This approach works for me because I don’t like a needlessly rigid approach that follows arbitrary rules put in place by financial experts as wide-sweeping advice that everyone should follow. I’ve said it before, but personal finance is PERSONAL, which is why it’s ridiculous to assign rules to spending that are the same for everyone in every situation.
Budgeting Rules: The 50-30-20 Rule and Why I Don’t Like It
For example, I am not a fan of the 50/20/30 budget rule. If you’re not familiar with it, the 50/30/20 budget rule dictates you divide your after-tax income and allocated it to spend 50% on needs, 30% on wants, and 20% on savings. While I think it’s a perfectly fine guideline if you have no idea what to do with your money– overall, I think it’s kind of terrible for a few reasons.
First– it’s not a good rule for building wealth because it incorporates lifestyle inflation into the rule. If you’re focusing on spending percentages, then that means every time you get a raise, you spend more because your budget is based on percentages, not an actual dollar amount.
Secondly, unless you make a crap ton of money, saving 20% of your income is never going to make you wealthy, but you MIGHT be able to retire someday once you hit your 60’s.
I, personally, would prefer to retire before then.

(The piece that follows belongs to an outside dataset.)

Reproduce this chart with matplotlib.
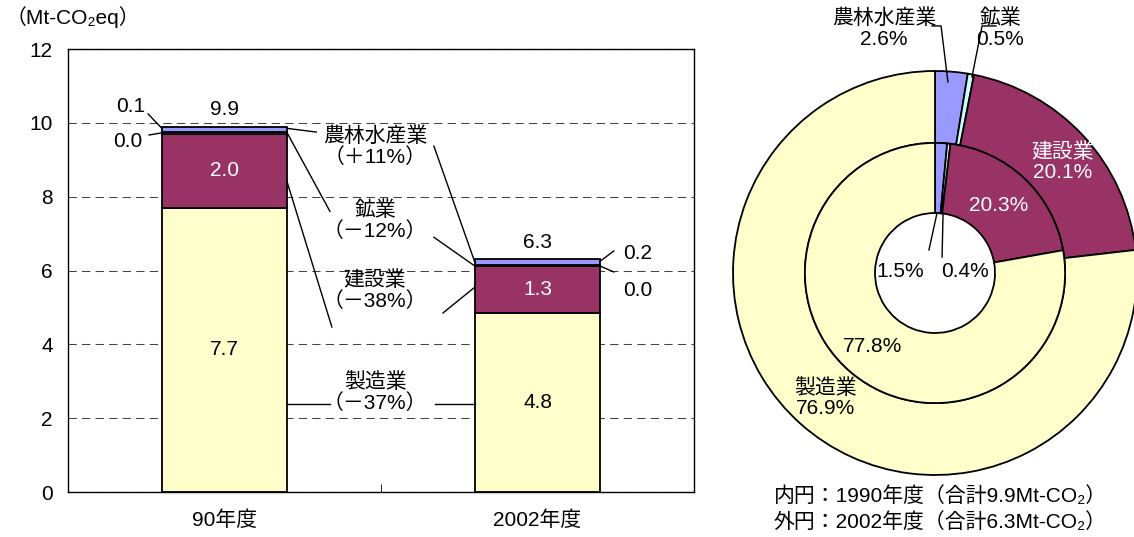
import numpy as np
import matplotlib.pyplot as plt

plt.rcParams['font.family'] = ['Liberation Sans', 'Noto Sans CJK JP', 'DejaVu Sans']
plt.rcParams['font.size'] = 15

# 部門別排出量 (Mt-CO2eq) 順番: 製造業, 建設業, 鉱業, 農林水産業
years = ['90年度', '2002年度']
sectors = ['製造業', '建設業', '鉱業', '農林水産業']
colors = ['#FFFFCC', '#993366', '#CCFFFF', '#9999FF']
emis_1990 = [7.70, 2.01, 0.04, 0.15]
emis_2002 = [4.84, 1.27, 0.03, 0.16]
totals = [9.9, 6.3]
labels_1990 = ['7.7', '2.0', '0.0', '0.1']
labels_2002 = ['4.8', '1.3', '0.0', '0.2']
changes = ['（－37%）', '（－38%）', '（－12%）', '（＋11%）']
share_1990 = [77.8, 20.3, 0.4, 1.5]
share_2002 = [76.9, 20.1, 0.5, 2.6]

LS = 1.1

fig = plt.figure(figsize=(11.34, 5.37), dpi=100)

# --- 棒グラフ ---
ax = fig.add_axes([68 / 1134, 45 / 537, 626 / 1134, 443 / 537])
x = np.arange(len(years))
w = 0.4
data = np.array([emis_1990, emis_2002]).T
bottoms = np.zeros(2)
for i in range(len(sectors)):
    ax.bar(x, data[i], w, bottom=bottoms, color=colors[i], edgecolor='black', linewidth=1.3, zorder=2)
    bottoms += data[i]
cum1 = np.cumsum(emis_1990)
cum2 = np.cumsum(emis_2002)

ax.set_xlim(-0.5, 1.5)
ax.set_ylim(0, 12)
ax.set_yticks(range(0, 13, 2))
ax.set_xticks(x)
ax.set_xticklabels(years)
ax.set_xticks([0.5], minor=True)
ax.tick_params(axis='y', length=0, pad=11)
ax.tick_params(axis='x', which='major', length=0, pad=13)
ax.tick_params(axis='x', which='minor', direction='in', length=6)
ax.yaxis.grid(True, linestyle=(0, (8, 5)), linewidth=0.75, color='#444444')
ax.set_axisbelow(True)
for s in ax.spines.values():
    s.set_linewidth(1.0)

# 値ラベル
ax.text(0, cum1[0] / 2, labels_1990[0], ha='center', va='center')
ax.text(0, (cum1[0] + cum1[1]) / 2, labels_1990[1], ha='center', va='center', color='white')
ax.text(1, cum2[0] / 2, labels_2002[0], ha='center', va='center')
ax.text(1, (cum2[0] + cum2[1]) / 2, labels_2002[1], ha='center', va='center', color='white')
ax.text(0, totals[0] + 0.45, '9.9', ha='center', va='center')
ax.text(1, totals[1] + 0.45, '6.3', ha='center', va='center')

ax.text(-0.30, 10.43, labels_1990[3], ha='center', va='center')
ax.plot([-0.244, -w / 2], [10.24, cum1[3] - 0.05], color='black', lw=1)
ax.text(-0.31, 9.5, labels_1990[2], ha='center', va='center')
ax.plot([-0.241, -w / 2], [9.67, cum1[2] - 0.02], color='black', lw=1)
ax.text(1.32, 6.45, labels_2002[3], ha='center', va='center')
ax.plot([1.244, 1 + w / 2], [6.53, cum2[3] - 0.05], color='black', lw=1)
ax.text(1.32, 5.47, labels_2002[2], ha='center', va='center')
ax.plot([1.244, 1 + w / 2], [5.96, cum2[2] - 0.02], color='black', lw=1)

# 中央の説明ラベル
mx = 0.481
ax.text(mx, 9.35, sectors[3] + '\n' + changes[3], ha='center', va='center', linespacing=LS)
ax.plot([w / 2, 0.293], [cum1[3] - 0.05, 9.75], color='black', lw=1)
ax.plot([0.669, 1 - w / 2], [9.37, cum2[3] - 0.08], color='black', lw=1)

ax.text(mx, 7.35, sectors[2] + '\n' + changes[2], ha='center', va='center', linespacing=LS)
ax.plot([w / 2, 0.337], [cum1[2] - 0.02, 7.6], color='black', lw=1)
ax.plot([0.669, 1 - w / 2], [6.9, cum2[2] - 0.02], color='black', lw=1)

ax.text(mx, 5.45, sectors[1] + '\n' + changes[1], ha='center', va='center', linespacing=LS)
ax.plot([w / 2, 0.343], [8.4, 4.47], color='black', lw=1)
ax.plot([0.698, 1 - w / 2], [4.85, 5.55], color='black', lw=1)

ax.text(mx, 2.7, sectors[0] + '\n' + changes[0], ha='center', va='center', linespacing=LS)
ax.plot([w / 2, 0.337], [2.38, 2.38], color='black', lw=1)
ax.plot([0.672, 1 - w / 2], [2.38, 2.38], color='black', lw=1)

fig.text(6 / 1134, 1 - 17 / 537, '（Mt-CO₂eq）', ha='left', va='center')

# --- 二重円グラフ ---
pie_order = [3, 2, 1, 0]
pax = fig.add_axes([733 / 1134, 62 / 537, 404 / 1134, 404 / 537])
pax.pie([share_2002[i] for i in pie_order], radius=1, startangle=90, counterclock=False,
        colors=[colors[i] for i in pie_order],
        wedgeprops=dict(width=0.356, edgecolor='black', linewidth=1.3))
pax.pie([share_1990[i] for i in pie_order], radius=0.644, startangle=90, counterclock=False,
        colors=[colors[i] for i in pie_order],
        wedgeprops=dict(width=0.347, edgecolor='black', linewidth=1.3))
pax.set_xlim(-1, 1)
pax.set_ylim(-1, 1)
pax.set_aspect('equal')

pax.text(0.63, 0.55, sectors[1] + '\n' + f'{share_2002[1]:.1f}%', ha='center', va='center',
         color='white', linespacing=LS)
pax.text(0.317, 0.332, f'{share_1990[1]:.1f}%', ha='center', va='center', color='white')
pax.text(-0.307, -0.366, f'{share_1990[0]:.1f}%', ha='center', va='center')
pax.text(-0.54, -0.62, sectors[0] + '\n' + f'{share_2002[0]:.1f}%', ha='center', va='center',
         linespacing=LS)
pax.text(-0.173, 0.005, f'{share_1990[3]:.1f}%', ha='center', va='center')
pax.text(0.149, 0.005, f'{share_1990[2]:.1f}%', ha='center', va='center')
pax.plot([-0.03, 0.01], [0.114, 0.297], color='black', lw=1)
pax.plot([0.035, 0.04], [0.079, 0.297], color='black', lw=1)

pax.text(-0.252, 1.21, sectors[3] + '\n' + f'{share_2002[3]:.1f}%', ha='center', va='center',
         linespacing=LS, clip_on=False)
pax.plot([-0.015, 0.03, 0.064], [1.223, 1.223, 0.946], color='black', lw=1, clip_on=False)
pax.text(0.322, 1.21, sectors[2] + '\n' + f'{share_2002[2]:.1f}%', ha='center', va='center',
         linespacing=LS, clip_on=False)
pax.plot([0.302, 0.233, 0.183], [1.223, 1.223, 0.970], color='black', lw=1, clip_on=False)

fig.text(940 / 1134, 1 - 496 / 537, '内円：1990年度（合計9.9Mt-CO₂）', ha='center', va='center')
fig.text(940 / 1134, 1 - 522 / 537, '外円：2002年度（合計6.3Mt-CO₂）', ha='center', va='center')

fig.savefig('out.png', dpi=100)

Another reason I don’t like this budget rule is it doesn’t account for at all what your priorities are. My priorities include retiring early someday. I can’t do that by saving 20%, I need to be saving as close to 50% as possible, and even more if I can.
Perhaps your priorities are that you want to travel more so you may skimp on your housing costs and put more into the “want” category so you can spend more on traveling.
It’s just kind of silly to assume that a budget that works for me will work for someone else. Which is why the values-based budgeting is something I’m a big fan of. It’s an extremely personalized way of managing your money which makes it easier to stick to because you’re focusing on the things that matter most to you.